What to produce:
Omit all images, then return the remaining material exactly as it stands.

Provided information:
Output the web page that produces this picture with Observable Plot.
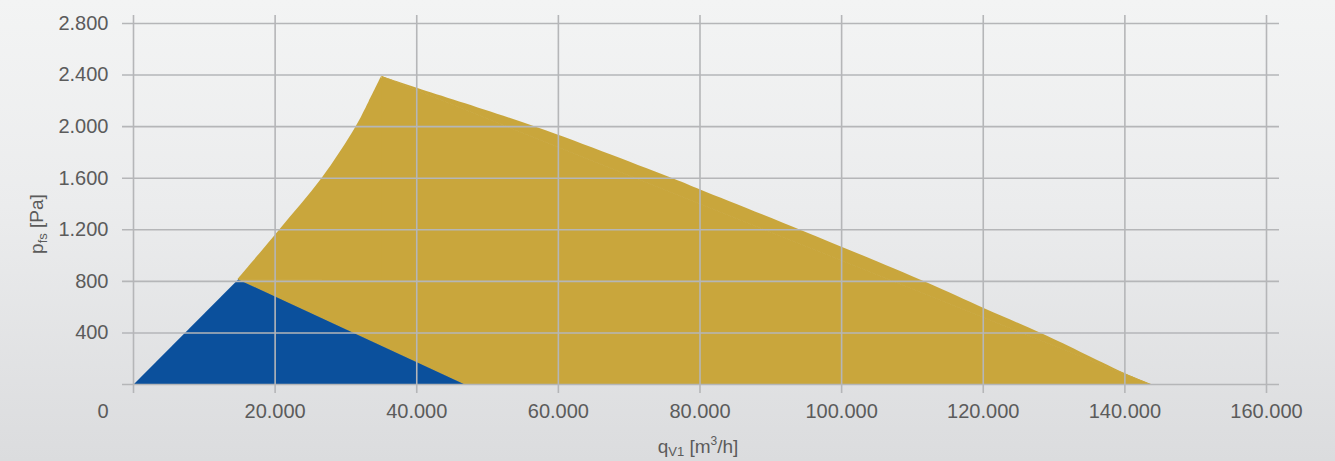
<!DOCTYPE html>
<html><head><meta charset="utf-8">
<script src="https://cdn.jsdelivr.net/npm/d3@7"></script>
<script src="https://cdn.jsdelivr.net/npm/@observablehq/plot@0.6"></script>
<style>
html,body{margin:0;padding:0;}
body{width:1335px;height:461px;overflow:hidden;background:linear-gradient(180deg,#f3f4f4 0%,#ebeced 45%,#dbdcde 100%);}
#chart svg{display:block;background:transparent;}
</style></head><body><div id="chart"></div>
<script>
// Operating range areas (q in m³/h, p in Pa)
const blueQ = [0, 14770, 46800];
const blueP = [0, 815, 0];
// gold area: left (system) curve from the blue peak up to the top corner
const goldLeftQ = [14770, 20600, 26600, 31400, 33250, 35050];
const goldLeftP = [815, 1195, 1595, 1995, 2190, 2390];
// gold area: right (fan) curve from the top corner down to the axis
const goldRightQ = [35050, 40100, 57000, 76300, 80100, 94400, 111900, 120200, 128300, 140100, 143700];
const goldRightP = [2390, 2300, 1995, 1595, 1510, 1195, 795, 590, 395, 85, 0];
const xTicks = [0, 20000, 40000, 60000, 80000, 100000, 120000, 140000, 160000];
const yTicks = [0, 400, 800, 1200, 1600, 2000, 2400, 2800];

const fmt = d3.formatLocale({decimal: ",", thousands: ".", grouping: [3], currency: ["", "€"]}).format(",");
const pts = (Q, P) => Q.map((q, i) => ({q, p: P[i]}));
const blue = pts(blueQ, blueP);
const left = pts(goldLeftQ, goldLeftP);
const right = pts(goldRightQ, goldRightP);
const top_ = right[0], peak = left[0], end = right[right.length - 1], blueEnd = blue[blue.length - 1];
// straight-edged core of the gold area (its inner edge stays inside the curved left fill)
const core = [top_, end, blueEnd, peak, {q: left[2].q, p: peak.p}];
const gold = "#c9a63c";
const gridColor = "#b5b6b8";

const plot = Plot.plot({
  width: 1335, height: 461,
  marginLeft: 133, marginRight: 69, marginTop: 23, marginBottom: 77,
  x: {domain: [0, 160000]},
  y: {domain: [0, 2800]},
  style: {fontFamily: "'Liberation Sans', Arial, sans-serif", fontSize: "20px", color: "#5b5b5b", background: "transparent"},
  marks: [
    Plot.line(core, {x: "q", y: "p", fill: gold, stroke: gold, strokeWidth: 1, strokeLinejoin: "round"}),
    Plot.areaX(left, {y: "p", x1: "q", x2: top_.q, fill: gold, curve: "catmull-rom"}),
    Plot.line(right, {x: "q", y: "p", fill: gold, stroke: "none", curve: "catmull-rom"}),
    Plot.line(blue, {x: "q", y: "p", fill: "#0b509c", stroke: "none"}),
    Plot.ruleY(yTicks, {stroke: gridColor, strokeWidth: 1.6, insetLeft: -11, insetRight: -13}),
    Plot.ruleX(xTicks, {stroke: gridColor, strokeWidth: 1.6, insetTop: -8, insetBottom: -9}),
    Plot.axisX({ticks: xTicks.filter(d => d > 0), tickSize: 0, tickPadding: 19.5, tickFormat: fmt, label: null}),
    Plot.axisY({ticks: yTicks.filter(d => d > 0), tickSize: 0, tickPadding: 25, tickFormat: fmt, label: null}),
    Plot.text(yTicks.filter(d => d === 0), {x: 0, y: d => d, text: d => fmt(d), dx: -25, dy: 19.5, textAnchor: "end", lineAnchor: "top", fill: "currentColor"})
  ]
});
document.getElementById("chart").appendChild(plot);

const svg = d3.select(plot);
const xl = svg.append("text").attr("x", 698).attr("y", 453).attr("text-anchor", "middle")
  .attr("fill", "#5b5b5b").style("font-size", "19px");
xl.append("tspan").text("q");
xl.append("tspan").attr("dy", 3).style("font-size", "13px").text("V1");
xl.append("tspan").attr("dy", -3).text(" [m");
xl.append("tspan").attr("dy", -8).style("font-size", "12px").text("3");
xl.append("tspan").attr("dy", 8).text("/h]");

const yl = svg.append("text").attr("transform", "translate(43,224) rotate(-90)").attr("text-anchor", "middle")
  .attr("fill", "#5b5b5b").style("font-size", "19px");
yl.append("tspan").text("p");
yl.append("tspan").attr("dy", 4).style("font-size", "13px").text("fs");
yl.append("tspan").attr("dy", -4).text(" [Pa]");
</script></body></html>
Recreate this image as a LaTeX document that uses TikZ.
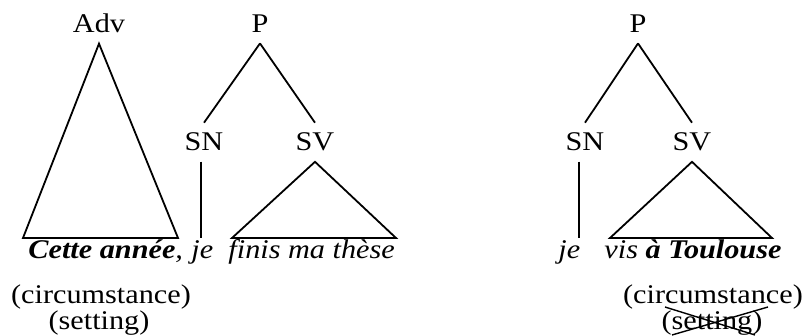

Exercise result:
Output the web page that produces this picture with Observable Plot.
<!DOCTYPE html>
<html><head><meta charset="utf-8">
<script src="https://cdn.jsdelivr.net/npm/d3@7"></script>
<script src="https://cdn.jsdelivr.net/npm/@observablehq/plot@0.6"></script>
<style>
html,body{margin:0;padding:0;}
body{width:1335px;height:461px;overflow:hidden;background:linear-gradient(180deg,#f3f4f4 0%,#ebeced 45%,#dbdcde 100%);}
#chart svg{display:block;background:transparent;}
</style></head><body><div id="chart"></div>
<script>
// Operating range areas (q in m³/h, p in Pa)
const blueQ = [0, 14770, 46800];
const blueP = [0, 815, 0];
// gold area: left (system) curve from the blue peak up to the top corner
const goldLeftQ = [14770, 20600, 26600, 31400, 33250, 35050];
const goldLeftP = [815, 1195, 1595, 1995, 2190, 2390];
// gold area: right (fan) curve from the top corner down to the axis
const goldRightQ = [35050, 40100, 57000, 76300, 80100, 94400, 111900, 120200, 128300, 140100, 143700];
const goldRightP = [2390, 2300, 1995, 1595, 1510, 1195, 795, 590, 395, 85, 0];
const xTicks = [0, 20000, 40000, 60000, 80000, 100000, 120000, 140000, 160000];
const yTicks = [0, 400, 800, 1200, 1600, 2000, 2400, 2800];

const fmt = d3.formatLocale({decimal: ",", thousands: ".", grouping: [3], currency: ["", "€"]}).format(",");
const pts = (Q, P) => Q.map((q, i) => ({q, p: P[i]}));
const blue = pts(blueQ, blueP);
const left = pts(goldLeftQ, goldLeftP);
const right = pts(goldRightQ, goldRightP);
const top_ = right[0], peak = left[0], end = right[right.length - 1], blueEnd = blue[blue.length - 1];
// straight-edged core of the gold area (its inner edge stays inside the curved left fill)
const core = [top_, end, blueEnd, peak, {q: left[2].q, p: peak.p}];
const gold = "#c9a63c";
const gridColor = "#b5b6b8";

const plot = Plot.plot({
  width: 1335, height: 461,
  marginLeft: 133, marginRight: 69, marginTop: 23, marginBottom: 77,
  x: {domain: [0, 160000]},
  y: {domain: [0, 2800]},
  style: {fontFamily: "'Liberation Sans', Arial, sans-serif", fontSize: "20px", color: "#5b5b5b", background: "transparent"},
  marks: [
    Plot.line(core, {x: "q", y: "p", fill: gold, stroke: gold, strokeWidth: 1, strokeLinejoin: "round"}),
    Plot.areaX(left, {y: "p", x1: "q", x2: top_.q, fill: gold, curve: "catmull-rom"}),
    Plot.line(right, {x: "q", y: "p", fill: gold, stroke: "none", curve: "catmull-rom"}),
    Plot.line(blue, {x: "q", y: "p", fill: "#0b509c", stroke: "none"}),
    Plot.ruleY(yTicks, {stroke: gridColor, strokeWidth: 1.6, insetLeft: -11, insetRight: -13}),
    Plot.ruleX(xTicks, {stroke: gridColor, strokeWidth: 1.6, insetTop: -8, insetBottom: -9}),
    Plot.axisX({ticks: xTicks.filter(d => d > 0), tickSize: 0, tickPadding: 19.5, tickFormat: fmt, label: null}),
    Plot.axisY({ticks: yTicks.filter(d => d > 0), tickSize: 0, tickPadding: 25, tickFormat: fmt, label: null}),
    Plot.text(yTicks.filter(d => d === 0), {x: 0, y: d => d, text: d => fmt(d), dx: -25, dy: 19.5, textAnchor: "end", lineAnchor: "top", fill: "currentColor"})
  ]
});
document.getElementById("chart").appendChild(plot);

const svg = d3.select(plot);
const xl = svg.append("text").attr("x", 698).attr("y", 453).attr("text-anchor", "middle")
  .attr("fill", "#5b5b5b").style("font-size", "19px");
xl.append("tspan").text("q");
xl.append("tspan").attr("dy", 3).style("font-size", "13px").text("V1");
xl.append("tspan").attr("dy", -3).text(" [m");
xl.append("tspan").attr("dy", -8).style("font-size", "12px").text("3");
xl.append("tspan").attr("dy", 8).text("/h]");

const yl = svg.append("text").attr("transform", "translate(43,224) rotate(-90)").attr("text-anchor", "middle")
  .attr("fill", "#5b5b5b").style("font-size", "19px");
yl.append("tspan").text("p");
yl.append("tspan").attr("dy", 4).style("font-size", "13px").text("fs");
yl.append("tspan").attr("dy", -4).text(" [Pa]");
</script></body></html>
Recreate this image as a LaTeX document that uses TikZ.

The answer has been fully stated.